Following Kyra’s death, Franchetti has spent most of her time outside of Franchetti Communications — where she works as the chief marketing officer and leader trainer — to improving child safety in custody cases.
That is what drew her to House Resolution 72, which was introduced almost a year to the day after Kyra was killed. Rep. Pete Sessions (R-Texas) was the resolution’s sponsor, and its introduction in the house was spearheaded by Joan Meier, a law professor specializing in domestic abuse at George Washington University in Washington, D.C. Other groups and people from around the country took part, like Ana Estevez of South Pasedena, Calif., whose 5-year-old son was murdered by his father.
As soon as she found out about it, Franchetti wanted to help. She met with legislators on Long Island and in Washington to convince them to support the resolution.
“I reached out to [Rep. Tom] Suozzi [D-Glen Cove] and he signed right on,” she said. “I met with [Rep. Peter] King [R-Seaford] in his office in D.C. over the summer and he signed on. It was wonderful to go down and have people listen to your side of the story and want to help.”
Reps. Kathleen Rice [D-Garden City] and Lee Zeldin [R-Shirley] also co-sponsored the resolution. In total, 13 New York members of the House of Representatives supported Resolution 72.
According to the text, Resolution 72 says that “child safety is the first priority of custody and parenting adjudications” and that safety should be the first concern in custody decisions. It says that evidence of abuse can only be submitted by an approved fee-paid professional, that states should have clear standards for the professionals and that courts should consider paying these professionals. It also calls for hearings on the practices of family courts.

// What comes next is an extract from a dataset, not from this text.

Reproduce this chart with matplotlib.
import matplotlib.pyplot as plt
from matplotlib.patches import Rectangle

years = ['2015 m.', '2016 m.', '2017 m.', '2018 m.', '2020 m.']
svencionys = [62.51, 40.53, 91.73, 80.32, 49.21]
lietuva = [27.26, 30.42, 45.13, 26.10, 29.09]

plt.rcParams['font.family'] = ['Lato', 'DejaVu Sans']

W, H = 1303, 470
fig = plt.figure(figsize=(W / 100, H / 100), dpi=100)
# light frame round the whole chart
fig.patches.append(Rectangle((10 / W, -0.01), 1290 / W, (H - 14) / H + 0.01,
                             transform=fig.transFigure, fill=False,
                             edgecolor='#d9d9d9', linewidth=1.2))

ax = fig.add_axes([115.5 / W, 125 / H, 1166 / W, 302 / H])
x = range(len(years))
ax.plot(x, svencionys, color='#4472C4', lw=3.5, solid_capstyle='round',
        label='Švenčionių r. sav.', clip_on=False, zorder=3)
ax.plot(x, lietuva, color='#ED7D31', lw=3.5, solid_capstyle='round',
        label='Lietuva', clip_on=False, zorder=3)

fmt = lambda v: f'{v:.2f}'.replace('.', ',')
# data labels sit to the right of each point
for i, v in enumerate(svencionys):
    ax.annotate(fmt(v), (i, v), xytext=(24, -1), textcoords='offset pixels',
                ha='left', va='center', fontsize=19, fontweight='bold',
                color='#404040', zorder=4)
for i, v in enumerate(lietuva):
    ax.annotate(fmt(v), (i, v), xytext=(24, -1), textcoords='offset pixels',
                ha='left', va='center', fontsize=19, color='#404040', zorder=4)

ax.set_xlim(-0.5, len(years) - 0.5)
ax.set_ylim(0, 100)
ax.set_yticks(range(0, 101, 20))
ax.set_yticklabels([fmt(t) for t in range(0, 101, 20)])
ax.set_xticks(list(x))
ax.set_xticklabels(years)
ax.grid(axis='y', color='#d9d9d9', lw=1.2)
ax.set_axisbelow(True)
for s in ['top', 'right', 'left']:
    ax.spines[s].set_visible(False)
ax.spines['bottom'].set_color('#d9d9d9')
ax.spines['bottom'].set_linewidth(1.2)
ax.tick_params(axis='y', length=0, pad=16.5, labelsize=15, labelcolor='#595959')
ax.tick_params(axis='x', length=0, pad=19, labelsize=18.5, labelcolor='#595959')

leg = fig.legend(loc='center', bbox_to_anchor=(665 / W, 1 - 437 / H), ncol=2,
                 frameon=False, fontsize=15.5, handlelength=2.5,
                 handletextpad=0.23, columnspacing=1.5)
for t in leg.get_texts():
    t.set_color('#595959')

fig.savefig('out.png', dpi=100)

The resolution will now move to the Senate. In the meantime, Franchetti is working to get similar legislation in New York state. Through the Kyra Franchetti Foundation, she is raising money to help raise awareness of the issue.
“I want to see things change inside and outside of the court system,” she said.
It is an issue she continues to chip away at every day. She said that she thinks about her daughter all the time.
“She used to go to the park in Manhasset across from the train station, and she loved to go on the swings near Landmark on Main Street” in Port Washington, Franchetti recalled. “She was very happy, energetic, bubbly toddler … and she deserved so much. If legislation like this came along earlier, my child may be alive, and I don’t want this to happen to somebody else’s child.”